Sharp Objects was her debut novel and my favorite of the three (the others being Gone Girl and Dark Places). The story unfolds over a couples of weeks from the first person point of view of Camille Preaker. She is a journalist in Chicago and a recovering cutter who is sent back to her hometown of Wind Gap, Missouri, to report on the murders of two young girls. The incidents happened nine months apart, but based on the fact that both girls were strangled and their teeth were removed post-mortem, police think the crimes are connected.
Camille is anything but prepared to go home. She grew up unloved and promiscuous, living in the shadow of her middle sister’s early death, counting the minutes until she could leave for college and a life far, far away. Wind Gap is the kind of small town that cannot keep its people in check. Gossip, secrets, fraught with the kind of boredom that breeds drugs, alcohol, and abuse of all kinds. Camille faces everyone and everything with hesitation – former friends who feign interest, locations that hold ferocious memories, and the ever-present cold rejection from her mother. There’s also the bewildering behavior of her youngest sister, a half-sister, who behaves one way at home and another way when she’s out. It’s Crazytown.
There’s very little I can say without getting deep into the plot. At 250 pages, it’s a quick read and the pace is stellar.
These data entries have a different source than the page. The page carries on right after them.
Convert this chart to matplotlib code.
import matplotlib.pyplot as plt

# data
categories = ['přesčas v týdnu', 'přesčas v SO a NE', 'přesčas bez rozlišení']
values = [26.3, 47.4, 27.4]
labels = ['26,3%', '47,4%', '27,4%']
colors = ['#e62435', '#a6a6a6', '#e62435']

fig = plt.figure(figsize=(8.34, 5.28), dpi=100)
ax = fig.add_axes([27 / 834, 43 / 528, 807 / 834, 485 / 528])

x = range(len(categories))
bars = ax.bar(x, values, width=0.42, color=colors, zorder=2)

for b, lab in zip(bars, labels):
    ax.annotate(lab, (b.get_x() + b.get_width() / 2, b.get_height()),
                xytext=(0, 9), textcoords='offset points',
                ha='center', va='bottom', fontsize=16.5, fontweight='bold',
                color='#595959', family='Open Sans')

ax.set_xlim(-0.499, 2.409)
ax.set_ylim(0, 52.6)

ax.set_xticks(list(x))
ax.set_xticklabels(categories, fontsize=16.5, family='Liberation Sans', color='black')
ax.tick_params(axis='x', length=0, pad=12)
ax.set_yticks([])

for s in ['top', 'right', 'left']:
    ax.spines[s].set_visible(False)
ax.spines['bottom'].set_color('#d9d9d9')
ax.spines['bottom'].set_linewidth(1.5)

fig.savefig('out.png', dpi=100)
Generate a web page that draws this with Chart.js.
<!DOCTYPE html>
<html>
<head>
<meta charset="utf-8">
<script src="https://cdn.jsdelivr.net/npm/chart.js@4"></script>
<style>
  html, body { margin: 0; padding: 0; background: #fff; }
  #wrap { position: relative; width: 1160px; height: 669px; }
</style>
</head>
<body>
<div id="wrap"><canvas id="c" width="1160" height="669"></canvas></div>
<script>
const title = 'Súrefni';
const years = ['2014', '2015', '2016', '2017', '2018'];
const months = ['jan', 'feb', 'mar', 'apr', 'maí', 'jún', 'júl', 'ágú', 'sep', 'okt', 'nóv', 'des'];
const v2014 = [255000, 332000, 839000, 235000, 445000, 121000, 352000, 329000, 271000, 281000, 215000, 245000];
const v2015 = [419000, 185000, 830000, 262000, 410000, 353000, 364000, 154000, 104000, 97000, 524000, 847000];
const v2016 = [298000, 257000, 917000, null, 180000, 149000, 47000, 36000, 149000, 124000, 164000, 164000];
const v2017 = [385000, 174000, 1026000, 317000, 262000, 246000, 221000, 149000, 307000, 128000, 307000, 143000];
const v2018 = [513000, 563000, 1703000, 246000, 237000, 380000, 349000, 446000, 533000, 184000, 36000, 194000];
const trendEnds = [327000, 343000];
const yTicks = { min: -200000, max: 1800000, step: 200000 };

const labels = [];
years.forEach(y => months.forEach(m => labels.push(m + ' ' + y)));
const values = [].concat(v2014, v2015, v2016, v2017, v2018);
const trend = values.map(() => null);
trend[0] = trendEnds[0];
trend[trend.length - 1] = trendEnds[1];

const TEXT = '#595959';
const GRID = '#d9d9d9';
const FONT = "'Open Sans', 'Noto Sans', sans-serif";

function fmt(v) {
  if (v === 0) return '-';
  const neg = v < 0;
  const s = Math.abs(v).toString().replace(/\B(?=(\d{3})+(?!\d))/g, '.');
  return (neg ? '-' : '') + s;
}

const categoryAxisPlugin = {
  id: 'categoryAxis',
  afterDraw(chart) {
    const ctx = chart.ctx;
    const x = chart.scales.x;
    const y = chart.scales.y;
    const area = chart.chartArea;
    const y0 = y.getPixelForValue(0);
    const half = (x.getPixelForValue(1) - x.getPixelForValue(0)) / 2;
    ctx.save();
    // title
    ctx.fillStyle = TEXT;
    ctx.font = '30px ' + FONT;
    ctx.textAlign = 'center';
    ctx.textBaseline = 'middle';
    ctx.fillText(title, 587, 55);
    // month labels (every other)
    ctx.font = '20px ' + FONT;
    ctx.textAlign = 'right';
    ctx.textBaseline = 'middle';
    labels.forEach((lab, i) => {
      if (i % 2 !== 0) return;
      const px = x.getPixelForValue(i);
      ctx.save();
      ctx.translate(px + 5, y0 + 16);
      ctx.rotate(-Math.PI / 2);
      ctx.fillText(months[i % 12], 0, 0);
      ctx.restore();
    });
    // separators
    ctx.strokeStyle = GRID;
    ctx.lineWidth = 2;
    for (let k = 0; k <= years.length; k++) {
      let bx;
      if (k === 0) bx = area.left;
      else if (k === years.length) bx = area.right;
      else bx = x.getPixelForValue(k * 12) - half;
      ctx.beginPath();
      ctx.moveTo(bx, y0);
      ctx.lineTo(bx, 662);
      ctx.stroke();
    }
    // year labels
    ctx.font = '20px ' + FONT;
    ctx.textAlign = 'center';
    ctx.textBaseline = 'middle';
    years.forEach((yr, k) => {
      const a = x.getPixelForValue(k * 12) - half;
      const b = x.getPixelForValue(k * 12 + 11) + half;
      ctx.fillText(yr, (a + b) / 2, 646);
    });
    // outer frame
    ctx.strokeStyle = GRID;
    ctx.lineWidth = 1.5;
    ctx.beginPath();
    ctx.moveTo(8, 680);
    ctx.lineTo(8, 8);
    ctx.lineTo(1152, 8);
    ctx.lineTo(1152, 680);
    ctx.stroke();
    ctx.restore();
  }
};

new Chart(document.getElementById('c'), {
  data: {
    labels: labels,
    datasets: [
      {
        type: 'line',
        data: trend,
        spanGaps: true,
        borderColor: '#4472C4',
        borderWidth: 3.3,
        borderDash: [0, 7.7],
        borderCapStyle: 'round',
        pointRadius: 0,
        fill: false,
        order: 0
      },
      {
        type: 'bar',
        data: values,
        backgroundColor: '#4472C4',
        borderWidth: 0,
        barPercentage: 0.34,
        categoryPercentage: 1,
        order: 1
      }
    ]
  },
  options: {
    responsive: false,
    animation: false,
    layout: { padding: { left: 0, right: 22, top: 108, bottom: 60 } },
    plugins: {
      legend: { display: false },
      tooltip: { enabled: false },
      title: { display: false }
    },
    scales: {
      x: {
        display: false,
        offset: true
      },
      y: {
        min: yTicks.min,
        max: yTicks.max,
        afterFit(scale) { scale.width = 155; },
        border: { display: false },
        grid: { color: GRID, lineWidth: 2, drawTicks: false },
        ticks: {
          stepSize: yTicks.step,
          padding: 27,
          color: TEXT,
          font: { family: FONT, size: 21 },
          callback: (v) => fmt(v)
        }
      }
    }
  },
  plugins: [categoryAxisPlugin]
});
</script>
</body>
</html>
The characters are ripe, a few being the epitome of a psychopath by possessing a trio of perverse behaviors: sexual deviance, cruelty to animals, lack of empathy. Sharp Objects is vulgar in every way. It exposes the way we hurt ourselves to gain sympathy, the way we hurt others to relieve our own pain, and the way we rationalize warped behavior because we’re desperate.
A quick note: By page 48, I knew the guilty ones. On page 195, Camille had figured it partially. Neither Camille nor I knew exactly how the crimes played out until the very end.
Flynn writes in a way that leaves nothing out, nor does she add what’s unnecessary. We are brought to the point on every page and strung along with her garish and graphic language. In Sharp Objects, I’m reminded of Chuck Palahniuk. It’s not full-on Chuck Palahniuk, but it’s a whiff. There is plucking, gouging, scraping, and, of course, cutting.
For those who want a peek into that world, I highly recommend this book.